A widespread data theft campaign, attributed to threat actor UNC6395, is exploiting compromised OAuth tokens from Salesloft Drift integrations, creating a significant security event with a broadening attack radius. The breach is not contained to a single platform; Google's Threat Intelligence Group confirmed it impacts all Salesloft Drift integrations and led to unauthorized access of a small number of Google Workspace email accounts, though not a compromise of Google's core systems. The primary impact is on customer Salesforce instances, prompting Salesforce to temporarily disable all Salesloft integrations, a move that signals severe operational disruption for mutual clients.

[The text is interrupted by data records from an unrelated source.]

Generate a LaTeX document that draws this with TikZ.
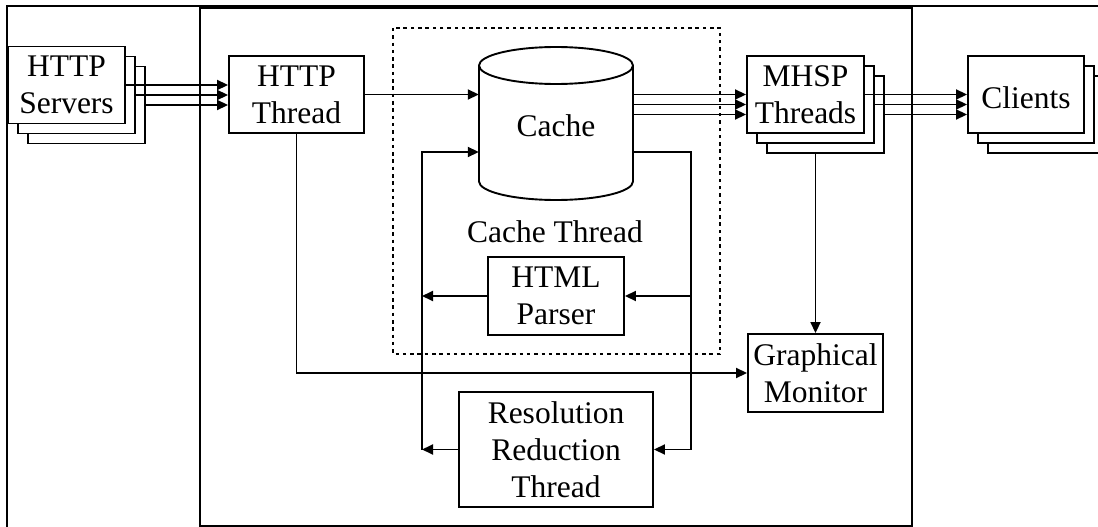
\documentclass[tikz,border=0pt]{standalone}
\usepackage{fontspec}
\setmainfont{Liberation Serif}
\usetikzlibrary{arrows.meta}
\begin{document}
\begin{tikzpicture}[x=1pt,y=-1pt,
  lbl/.style={font=\fontsize{31.5}{37}\selectfont},
  box/.style={draw, line width=1.9pt, fill=white, rectangle, inner sep=0pt,
    align=center, lbl, execute at begin node={\rule{0pt}{28pt}}},
  stack/.style={box, minimum width=117pt, minimum height=77pt},
  txt/.style={lbl, inner sep=0pt},
  wire/.style={line width=1.8pt},
  arr/.style={wire, -{Triangle[length=11pt,width=10pt]}}]
\useasboundingbox (0,0) rectangle (1098,527);

% frames
\draw[line width=2.6pt] (1100,6) -- (7,6) -- (7,530);
\draw[line width=2.2pt] (200,8) rectangle (912,526);
\draw[line width=2.2pt, dash pattern=on 3.5pt off 3.8pt] (393,28) rectangle (720,354);

% HTTP servers (stacked)
\node[stack] (srv3) at (86.5,105) {};
\node[stack] (srv2) at (76.5,95) {};
\node[stack] (srv1) at (66.5,85) {HTTP\\Servers};

% HTTP thread
\node[box, minimum width=135pt, minimum height=77pt] (hthread) at (296.5,94.5) {HTTP\\Thread};

% cache cylinder
\draw[line width=1.9pt] (479,65.5) -- (479,181.5)
  arc[start angle=180, end angle=360, x radius=77pt, y radius=18.5pt]
  -- (633,65.5)
  arc[start angle=0, end angle=180, x radius=77pt, y radius=18.5pt] -- cycle;
\draw[line width=1.9pt] (479,65.5)
  arc[start angle=180, end angle=360, x radius=77pt, y radius=18.5pt];
\node[txt, minimum width=154pt, minimum height=153pt] (cache) at (556,123.5) {\rule{0pt}{27pt}Cache};
\node[txt] (cthread) at (555,232) {Cache Thread};

% HTML parser, resolution reduction, monitor
\node[box, minimum width=136pt, minimum height=78pt] (html) at (556,296) {HTML\\\smash{Parser}};
\node[box, minimum width=194pt, minimum height=115pt] (reso) at (556,449.5) {Resolution\\Reduction\\Thread};
\node[box, minimum width=135pt, minimum height=78pt] (monitor) at (815.5,373) {Graphical\\Monitor};

% MHSP threads (stacked)
\node[stack] (mhsp3) at (825.5,114.5) {};
\node[stack] (mhsp2) at (815.5,104.5) {};
\node[stack] (mhsp1) at (805.5,94.5) {MHSP\\Threads};

% clients (stacked)
\node[stack, minimum width=116pt] (cli3) at (1046,114.5) {};
\node[stack, minimum width=116pt] (cli2) at (1036,104.5) {};
\node[stack, minimum width=116pt] (cli1) at (1026,94.5) {Clients};

% servers -> HTTP thread
\draw[arr] (srv1.east) -- (srv1.east -| hthread.west);
\draw[arr] (srv2.east) -- (srv2.east -| hthread.west);
\draw[arr] (srv3.east) -- (srv3.east -| hthread.west);

% HTTP thread -> cache
\draw[arr] (hthread.east) -- (hthread.east -| cache.west);

% cache -> MHSP threads
\draw[arr] (cache.east |- mhsp1.center) -- (mhsp1.west);
\draw[arr] (cache.east |- mhsp2.center) -- (mhsp1.west |- mhsp2.center);
\draw[arr] (cache.east |- mhsp3.center) -- (mhsp1.west |- mhsp3.center);

% MHSP threads -> clients
\draw[arr] (mhsp1.east) -- (mhsp1.east -| cli1.west);
\draw[arr] (mhsp2.east) -- (mhsp2.east -| cli1.west);
\draw[arr] (mhsp3.east) -- (mhsp3.east -| cli1.west);

% loop between cache and the worker threads
\coordinate (lp) at (422,152);
\coordinate (rp) at (691,152);
\draw[arr] (lp |- reso.west) -- (lp) -- (lp -| cache.west);
\draw[arr] (html.west) -- (html.west -| lp);
\draw[arr] (reso.west) -- (reso.west -| lp);
\draw[arr] (rp -| cache.east) -- (rp) -- (rp |- reso.east) -- (reso.east);
\draw[arr] (html.east -| rp) -- (html.east);

% monitoring
\draw[arr] (hthread.south) |- (monitor.west);
\draw[arr] (mhsp3.south -| monitor.north) -- (monitor.north);
\end{tikzpicture}
\end{document}
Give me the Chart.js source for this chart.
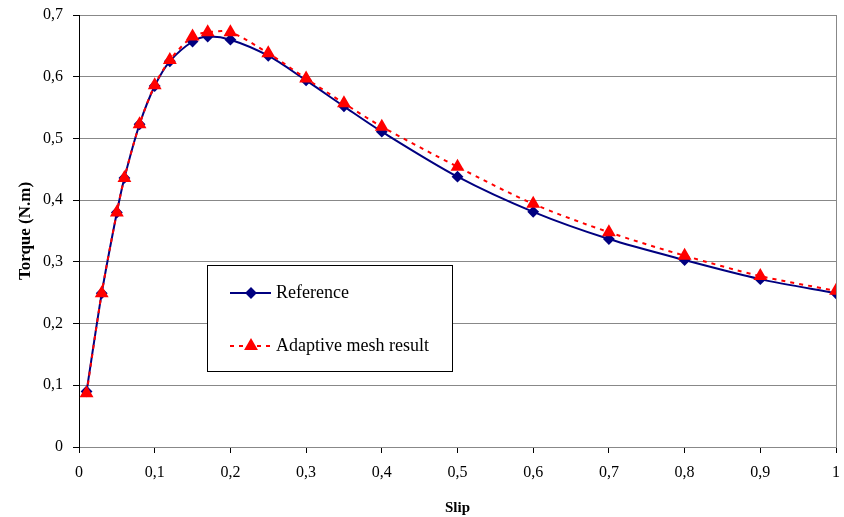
<!DOCTYPE html>
<html>
<head>
<meta charset="utf-8">
<script src="https://cdn.jsdelivr.net/npm/chart.js@4"></script>
<style>
  body { margin: 0; background: #fff; }
  #wrap { width: 844px; height: 517px; }
</style>
</head>
<body>
<div id="wrap"><canvas id="chart"></canvas></div>
<script>
// values
const slip = [0.01, 0.03, 0.05, 0.06, 0.08, 0.1, 0.12, 0.15, 0.17, 0.2, 0.25, 0.3, 0.35, 0.4, 0.5, 0.6, 0.7, 0.8, 0.9, 1.0];
const reference = [0.090, 0.249, 0.380, 0.436, 0.523, 0.585, 0.625, 0.657, 0.665, 0.660, 0.634, 0.594, 0.552, 0.511, 0.438, 0.381, 0.337, 0.303, 0.272, 0.249];
const adaptive = [0.087, 0.249, 0.380, 0.436, 0.523, 0.586, 0.627, 0.665, 0.672, 0.672, 0.638, 0.597, 0.557, 0.519, 0.454, 0.394, 0.348, 0.310, 0.277, 0.253];
const seriesNames = ['Reference', 'Adaptive mesh result'];

const font = 'Liberation Serif';
const comma = v => String(Math.round(v * 10) / 10).replace('.', ',');

// legend box drawn inside the plot, like the original
const boxLegend = {
  id: 'boxLegend',
  afterDraw(chart) {
    const ctx = chart.ctx;
    const x0 = 207, y0 = 265, w = 245, h = 106;
    ctx.save();
    ctx.fillStyle = '#fff';
    ctx.fillRect(x0, y0, w, h);
    ctx.strokeStyle = '#000';
    ctx.lineWidth = 1;
    ctx.strokeRect(x0 + 0.5, y0 + 0.5, w, h);

    const rows = [293, 346];
    const ds = chart.data.datasets;
    rows.forEach((ry, i) => {
      const d = ds[i];
      ctx.strokeStyle = d.borderColor;
      ctx.lineWidth = d.borderWidth;
      ctx.setLineDash(d.borderDash || []);
      ctx.beginPath();
      ctx.moveTo(230, ry);
      ctx.lineTo(271, ry);
      ctx.stroke();
      ctx.setLineDash([]);
      ctx.fillStyle = d.pointBackgroundColor;
      ctx.strokeStyle = d.pointBorderColor;
      Chart.helpers.drawPoint(ctx, {
        pointStyle: d.pointStyle, radius: d.pointRadius, borderWidth: 1, rotation: 0
      }, 251, ry);
      ctx.fillStyle = '#000';
      ctx.font = '18px "' + font + '"';
      ctx.textBaseline = 'middle';
      ctx.fillText(seriesNames[i], 276, ry);
    });
    ctx.restore();
  }
};

new Chart(document.getElementById('chart'), {
  type: 'line',
  data: {
    datasets: [
      {
        label: seriesNames[0],
        data: slip.map((s, i) => ({ x: s, y: reference[i] })),
        borderColor: '#000080',
        borderWidth: 2,
        pointStyle: 'rectRot',
        pointRadius: 4.5,
        pointBackgroundColor: '#000080',
        pointBorderColor: '#000080',
        tension: 0.3,
        order: 2
      },
      {
        label: seriesNames[1],
        data: slip.map((s, i) => ({ x: s, y: adaptive[i] })),
        borderColor: '#ff0000',
        borderWidth: 2,
        borderDash: [4, 5],
        pointStyle: 'triangle',
        pointRadius: 6,
        pointBackgroundColor: '#ff0000',
        pointBorderColor: '#ff0000',
        tension: 0.3,
        order: 1
      }
    ]
  },
  options: {
    responsive: true,
    maintainAspectRatio: false,
    animation: false,
    layout: { padding: 0 },
    plugins: {
      legend: { display: false },
      tooltip: { enabled: false }
    },
    scales: {
      x: {
        type: 'linear',
        min: 0,
        max: 1,
        ticks: {
          stepSize: 0.1,
          color: '#000',
          padding: 10,
          font: { family: font, size: 16 },
          callback: comma
        },
        grid: {
          color: c => (c.index === 10 ? '#888' : 'rgba(0,0,0,0)'),
          tickColor: '#000',
          tickLength: 6,
          drawOnChartArea: true
        },
        border: { color: '#888', width: 1 },
        title: {
          display: true,
          text: 'Slip',
          color: '#000',
          font: { family: font, size: 15, weight: 'bold' },
          padding: { top: 7, bottom: 0 }
        },
        afterFit: s => {
          s.height = 70;
          s.paddingLeft = 0;
          s.paddingRight = 7;
        }
      },
      y: {
        min: 0,
        max: 0.7,
        ticks: {
          stepSize: 0.1,
          color: '#000',
          padding: 10,
          font: { family: font, size: 16 },
          callback: comma
        },
        grid: {
          color: '#888',
          tickColor: '#000',
          tickLength: 6
        },
        border: { color: '#000', width: 1 },
        title: {
          display: true,
          text: 'Torque (N.m)',
          color: '#000',
          font: { family: font, size: 17, weight: 'bold' },
          padding: { top: 15, bottom: 6 }
        },
        afterFit: s => {
          s.width = 79;
          s.paddingTop = 15;
          s.paddingBottom = 0;
        }
      }
    }
  },
  plugins: [boxLegend]
});
</script>
</body>
</html>
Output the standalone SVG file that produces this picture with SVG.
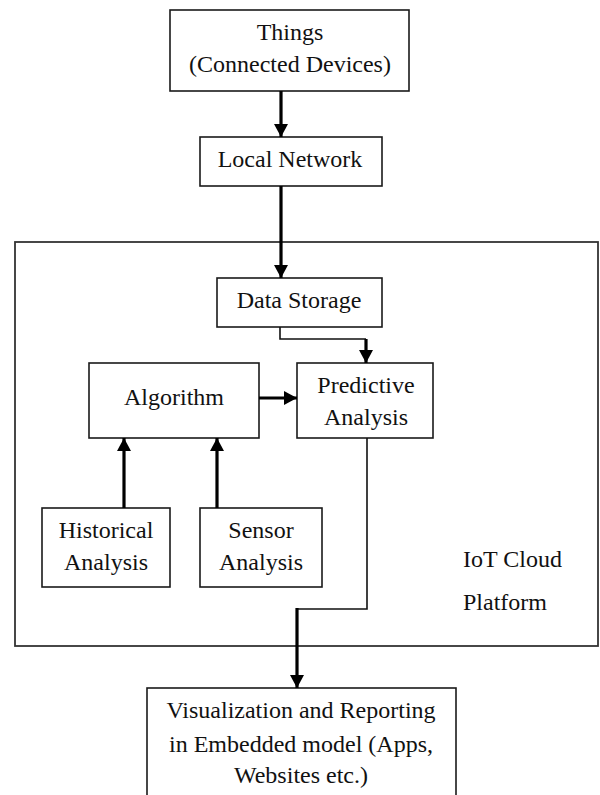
<svg xmlns="http://www.w3.org/2000/svg" width="600" height="795" viewBox="0 0 600 795">
<style>
.box{fill:#fff;stroke:#1a1a1a;stroke-width:1.6}
.cloud{fill:none;stroke:#333;stroke-width:1.8}
.t{font-family:"Liberation Serif","Times New Roman",serif;font-size:24px;fill:#111;text-anchor:middle}
.tl{font-family:"Liberation Serif","Times New Roman",serif;font-size:24px;fill:#111}
.thick{fill:none;stroke:#000;stroke-width:3.2}
.thin{fill:none;stroke:#111;stroke-width:1.6}
</style>
<defs>
<marker id="ah" viewBox="0 0 13 14" refX="13" refY="7" markerWidth="13" markerHeight="14" orient="auto" markerUnits="userSpaceOnUse">
<path d="M0,0 L13,7 L0,14 z" fill="#000"/>
</marker>
</defs>
<g id="cloud">
<rect class="cloud" x="15" y="242" width="583" height="404"/>
<text class="tl" x="463" y="567">IoT Cloud</text>
<text class="tl" x="463" y="610">Platform</text>
</g>
<g id="things">
<rect class="box" x="170" y="10" width="239" height="81"/>
<text class="t" x="290" y="40">Things</text>
<text class="t" x="290" y="72">(Connected Devices)</text>
</g>
<g id="local-network">
<rect class="box" x="200" y="137" width="182" height="49"/>
<text class="t" x="290" y="167">Local Network</text>
</g>
<g id="data-storage">
<rect class="box" x="217" y="278" width="165" height="49"/>
<text class="t" x="299" y="308">Data Storage</text>
</g>
<g id="algorithm">
<rect class="box" x="89" y="363" width="170" height="75"/>
<text class="t" x="174" y="405">Algorithm</text>
</g>
<g id="predictive">
<rect class="box" x="297" y="363" width="136" height="75"/>
<text class="t" x="366" y="393">Predictive</text>
<text class="t" x="366" y="425">Analysis</text>
</g>
<g id="historical">
<rect class="box" x="42" y="508" width="128" height="79"/>
<text class="t" x="106" y="538">Historical</text>
<text class="t" x="106" y="570">Analysis</text>
</g>
<g id="sensor">
<rect class="box" x="200" y="508" width="122" height="79"/>
<text class="t" x="261" y="538">Sensor</text>
<text class="t" x="261" y="570">Analysis</text>
</g>
<g id="visualization">
<rect class="box" x="147" y="688" width="309" height="120"/>
<text class="t" x="301" y="718">Visualization and Reporting</text>
<text class="t" x="301" y="752">in Embedded model (Apps,</text>
<text class="t" x="301" y="783">Websites etc.)</text>
</g>
<g id="connectors">
<path class="thick" d="M281,91 V137" marker-end="url(#ah)"/>
<path class="thick" d="M281,186 V278" marker-end="url(#ah)"/>
<path class="thin" d="M280,327 V339 H366"/>
<path class="thick" d="M366,339 V363" marker-end="url(#ah)"/>
<path class="thick" d="M259,398 H297" marker-end="url(#ah)"/>
<path class="thick" d="M124,508 V438" marker-end="url(#ah)"/>
<path class="thick" d="M217,508 V438" marker-end="url(#ah)"/>
<path class="thin" d="M367,438 V609 H297"/>
<path class="thick" d="M297,608 V688" marker-end="url(#ah)"/>
</g>
</svg>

High-profile cybersecurity firms Zscaler and Palo Alto Networks, along with PagerDuty and others, have confirmed they are victims, with attackers exfiltrating sensitive business contact details, sales data, and content from support cases. The involvement of Zscaler (ZS) and Palo Alto Networks (PANW), both leaders in security, underscores the sophisticated nature of the threat and the systemic risk posed by chained third-party application permissions. The negative sentiment scores for CRM (-0.6), ZS (-0.7), and PANW (-0.6) reflect the market's concern over reputational damage and the potential costs of remediation.